_WHAT TO PRODUCE_: Could you print every line from the first one of the records below through the line containing "Serif', 'Times New", with both included and nothing else?

---+---

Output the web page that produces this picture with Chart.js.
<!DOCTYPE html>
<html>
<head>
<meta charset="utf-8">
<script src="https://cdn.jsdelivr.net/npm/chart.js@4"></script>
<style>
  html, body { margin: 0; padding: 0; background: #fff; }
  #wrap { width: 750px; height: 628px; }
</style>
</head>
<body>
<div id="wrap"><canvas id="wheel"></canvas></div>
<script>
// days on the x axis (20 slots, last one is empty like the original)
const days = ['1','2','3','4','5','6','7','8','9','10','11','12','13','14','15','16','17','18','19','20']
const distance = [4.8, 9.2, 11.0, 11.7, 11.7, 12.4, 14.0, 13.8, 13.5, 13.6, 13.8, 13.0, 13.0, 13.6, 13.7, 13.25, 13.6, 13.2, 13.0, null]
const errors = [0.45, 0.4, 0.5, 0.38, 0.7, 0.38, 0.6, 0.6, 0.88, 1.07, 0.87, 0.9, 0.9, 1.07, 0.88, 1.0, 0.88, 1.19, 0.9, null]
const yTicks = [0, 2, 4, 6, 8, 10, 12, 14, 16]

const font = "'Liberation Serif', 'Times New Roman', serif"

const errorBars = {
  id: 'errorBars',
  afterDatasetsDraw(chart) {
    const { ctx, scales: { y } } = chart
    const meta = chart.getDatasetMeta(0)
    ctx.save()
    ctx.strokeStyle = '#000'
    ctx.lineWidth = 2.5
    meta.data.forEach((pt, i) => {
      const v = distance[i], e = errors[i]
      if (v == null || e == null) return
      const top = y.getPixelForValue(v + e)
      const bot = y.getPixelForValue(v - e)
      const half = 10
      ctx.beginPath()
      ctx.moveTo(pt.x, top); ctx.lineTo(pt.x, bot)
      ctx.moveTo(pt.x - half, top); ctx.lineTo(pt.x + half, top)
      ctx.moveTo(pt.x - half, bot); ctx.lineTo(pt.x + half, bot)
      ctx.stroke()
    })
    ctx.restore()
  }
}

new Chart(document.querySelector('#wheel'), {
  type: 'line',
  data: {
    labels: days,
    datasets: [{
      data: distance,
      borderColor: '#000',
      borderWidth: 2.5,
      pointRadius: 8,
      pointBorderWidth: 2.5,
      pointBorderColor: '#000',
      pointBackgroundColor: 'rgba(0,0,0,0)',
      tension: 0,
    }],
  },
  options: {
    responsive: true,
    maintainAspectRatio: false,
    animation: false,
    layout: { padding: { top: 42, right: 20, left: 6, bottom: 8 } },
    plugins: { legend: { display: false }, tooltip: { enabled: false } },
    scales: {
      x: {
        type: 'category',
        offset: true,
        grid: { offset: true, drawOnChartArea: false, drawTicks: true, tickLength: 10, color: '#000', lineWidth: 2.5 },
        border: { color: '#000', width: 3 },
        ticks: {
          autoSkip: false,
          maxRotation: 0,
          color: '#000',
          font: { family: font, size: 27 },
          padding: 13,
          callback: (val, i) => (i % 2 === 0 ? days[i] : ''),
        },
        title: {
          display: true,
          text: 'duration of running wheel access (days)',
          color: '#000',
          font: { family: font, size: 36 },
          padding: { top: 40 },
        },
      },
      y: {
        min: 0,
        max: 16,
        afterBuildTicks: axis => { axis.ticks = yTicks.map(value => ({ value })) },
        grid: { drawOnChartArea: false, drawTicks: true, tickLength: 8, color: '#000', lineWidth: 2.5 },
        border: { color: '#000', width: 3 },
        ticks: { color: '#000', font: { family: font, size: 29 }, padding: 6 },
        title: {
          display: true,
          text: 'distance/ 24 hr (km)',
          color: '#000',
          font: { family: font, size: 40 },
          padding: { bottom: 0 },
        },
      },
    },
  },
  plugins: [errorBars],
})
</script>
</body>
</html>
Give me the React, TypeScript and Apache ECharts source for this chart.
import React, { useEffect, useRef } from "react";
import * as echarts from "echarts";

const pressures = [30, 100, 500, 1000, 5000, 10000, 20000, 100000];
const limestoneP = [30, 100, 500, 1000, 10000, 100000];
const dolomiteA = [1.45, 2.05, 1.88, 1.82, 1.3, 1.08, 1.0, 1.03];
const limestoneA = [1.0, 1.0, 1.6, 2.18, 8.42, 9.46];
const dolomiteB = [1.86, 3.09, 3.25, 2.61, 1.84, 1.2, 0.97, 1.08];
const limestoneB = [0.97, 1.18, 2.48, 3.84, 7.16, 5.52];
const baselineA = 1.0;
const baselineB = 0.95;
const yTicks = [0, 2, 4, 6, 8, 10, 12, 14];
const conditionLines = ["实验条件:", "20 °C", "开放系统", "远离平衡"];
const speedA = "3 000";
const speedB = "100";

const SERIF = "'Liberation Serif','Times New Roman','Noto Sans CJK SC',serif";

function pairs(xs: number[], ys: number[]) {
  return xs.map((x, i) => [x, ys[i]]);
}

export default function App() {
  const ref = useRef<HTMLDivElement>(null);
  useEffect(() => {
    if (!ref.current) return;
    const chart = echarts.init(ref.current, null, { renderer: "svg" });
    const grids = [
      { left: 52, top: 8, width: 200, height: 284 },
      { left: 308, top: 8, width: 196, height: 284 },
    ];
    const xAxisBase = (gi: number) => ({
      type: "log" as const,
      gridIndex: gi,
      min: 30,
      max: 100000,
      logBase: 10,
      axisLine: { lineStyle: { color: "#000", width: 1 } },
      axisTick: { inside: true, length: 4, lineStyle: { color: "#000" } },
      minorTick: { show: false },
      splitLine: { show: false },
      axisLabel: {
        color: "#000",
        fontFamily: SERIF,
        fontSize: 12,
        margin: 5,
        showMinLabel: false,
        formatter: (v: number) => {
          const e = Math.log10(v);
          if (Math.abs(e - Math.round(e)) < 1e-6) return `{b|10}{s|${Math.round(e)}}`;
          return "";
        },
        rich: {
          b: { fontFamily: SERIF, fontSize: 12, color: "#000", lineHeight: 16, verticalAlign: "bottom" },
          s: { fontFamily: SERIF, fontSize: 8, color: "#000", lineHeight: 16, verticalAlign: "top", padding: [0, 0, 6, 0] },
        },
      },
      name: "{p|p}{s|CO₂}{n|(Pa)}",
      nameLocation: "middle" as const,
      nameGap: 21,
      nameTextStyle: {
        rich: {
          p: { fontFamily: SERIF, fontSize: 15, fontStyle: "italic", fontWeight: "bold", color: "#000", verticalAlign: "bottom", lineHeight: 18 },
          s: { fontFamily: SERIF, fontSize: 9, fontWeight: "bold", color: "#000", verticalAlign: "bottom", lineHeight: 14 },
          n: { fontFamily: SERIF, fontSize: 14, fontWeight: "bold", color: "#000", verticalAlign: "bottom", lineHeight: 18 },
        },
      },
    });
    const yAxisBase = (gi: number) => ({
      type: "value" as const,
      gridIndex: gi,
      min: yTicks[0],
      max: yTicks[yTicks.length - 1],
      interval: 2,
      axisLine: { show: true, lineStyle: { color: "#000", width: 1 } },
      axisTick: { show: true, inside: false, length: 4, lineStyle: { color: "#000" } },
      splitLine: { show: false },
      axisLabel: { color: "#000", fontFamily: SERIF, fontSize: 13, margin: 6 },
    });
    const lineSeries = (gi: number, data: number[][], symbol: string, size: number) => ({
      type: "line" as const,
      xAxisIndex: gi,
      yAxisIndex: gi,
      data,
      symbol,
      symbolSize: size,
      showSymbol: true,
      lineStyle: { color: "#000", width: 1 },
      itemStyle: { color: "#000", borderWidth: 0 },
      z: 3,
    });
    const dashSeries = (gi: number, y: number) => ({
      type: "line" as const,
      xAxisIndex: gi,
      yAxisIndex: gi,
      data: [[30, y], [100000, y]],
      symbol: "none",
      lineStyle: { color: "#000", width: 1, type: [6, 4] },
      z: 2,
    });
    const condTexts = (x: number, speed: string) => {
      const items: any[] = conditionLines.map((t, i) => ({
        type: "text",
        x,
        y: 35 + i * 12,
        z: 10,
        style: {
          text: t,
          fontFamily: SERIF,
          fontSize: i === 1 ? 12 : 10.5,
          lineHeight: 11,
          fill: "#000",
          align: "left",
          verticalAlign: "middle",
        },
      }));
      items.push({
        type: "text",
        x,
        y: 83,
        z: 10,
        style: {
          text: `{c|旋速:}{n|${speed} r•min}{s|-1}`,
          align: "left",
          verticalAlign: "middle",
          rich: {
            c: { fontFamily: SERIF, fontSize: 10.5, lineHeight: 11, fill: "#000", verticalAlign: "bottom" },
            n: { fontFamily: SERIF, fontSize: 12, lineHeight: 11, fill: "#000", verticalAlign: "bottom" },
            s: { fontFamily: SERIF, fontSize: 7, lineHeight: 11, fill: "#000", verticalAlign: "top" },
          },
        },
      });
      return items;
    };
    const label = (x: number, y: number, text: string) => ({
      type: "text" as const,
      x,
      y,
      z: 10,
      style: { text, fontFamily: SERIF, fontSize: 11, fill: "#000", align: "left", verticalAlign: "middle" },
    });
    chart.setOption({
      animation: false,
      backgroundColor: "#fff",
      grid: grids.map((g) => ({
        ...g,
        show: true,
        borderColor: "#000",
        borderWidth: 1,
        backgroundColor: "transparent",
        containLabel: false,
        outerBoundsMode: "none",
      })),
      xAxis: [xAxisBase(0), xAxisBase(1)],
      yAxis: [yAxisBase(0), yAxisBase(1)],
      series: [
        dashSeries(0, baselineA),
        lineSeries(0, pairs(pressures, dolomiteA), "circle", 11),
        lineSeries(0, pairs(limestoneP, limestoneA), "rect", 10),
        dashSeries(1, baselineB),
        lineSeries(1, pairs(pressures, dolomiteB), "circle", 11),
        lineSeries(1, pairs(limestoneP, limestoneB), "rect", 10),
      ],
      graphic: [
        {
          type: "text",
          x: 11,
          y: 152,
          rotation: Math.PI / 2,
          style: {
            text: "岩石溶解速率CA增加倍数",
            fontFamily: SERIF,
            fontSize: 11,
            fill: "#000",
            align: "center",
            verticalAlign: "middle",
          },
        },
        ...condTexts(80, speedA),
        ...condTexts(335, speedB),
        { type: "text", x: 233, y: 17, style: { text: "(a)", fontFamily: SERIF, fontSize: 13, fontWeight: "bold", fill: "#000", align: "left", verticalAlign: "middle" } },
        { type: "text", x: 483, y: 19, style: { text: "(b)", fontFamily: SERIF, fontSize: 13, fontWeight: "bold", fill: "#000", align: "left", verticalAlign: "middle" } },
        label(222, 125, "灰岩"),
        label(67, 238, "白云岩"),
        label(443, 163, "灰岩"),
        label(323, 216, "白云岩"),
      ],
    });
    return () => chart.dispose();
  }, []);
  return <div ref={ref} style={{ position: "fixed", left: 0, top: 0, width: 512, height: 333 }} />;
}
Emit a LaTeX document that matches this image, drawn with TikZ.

---+---

_TASK RESPONSE_:
Output the web page that produces this picture with Chart.js.
<!DOCTYPE html>
<html>
<head>
<meta charset="utf-8">
<script src="https://cdn.jsdelivr.net/npm/chart.js@4"></script>
<style>
  html, body { margin: 0; padding: 0; background: #fff; }
  #wrap { width: 750px; height: 628px; }
</style>
</head>
<body>
<div id="wrap"><canvas id="wheel"></canvas></div>
<script>
// days on the x axis (20 slots, last one is empty like the original)
const days = ['1','2','3','4','5','6','7','8','9','10','11','12','13','14','15','16','17','18','19','20']
const distance = [4.8, 9.2, 11.0, 11.7, 11.7, 12.4, 14.0, 13.8, 13.5, 13.6, 13.8, 13.0, 13.0, 13.6, 13.7, 13.25, 13.6, 13.2, 13.0, null]
const errors = [0.45, 0.4, 0.5, 0.38, 0.7, 0.38, 0.6, 0.6, 0.88, 1.07, 0.87, 0.9, 0.9, 1.07, 0.88, 1.0, 0.88, 1.19, 0.9, null]
const yTicks = [0, 2, 4, 6, 8, 10, 12, 14, 16]

const font = "'Liberation Serif', 'Times New Roman', serif"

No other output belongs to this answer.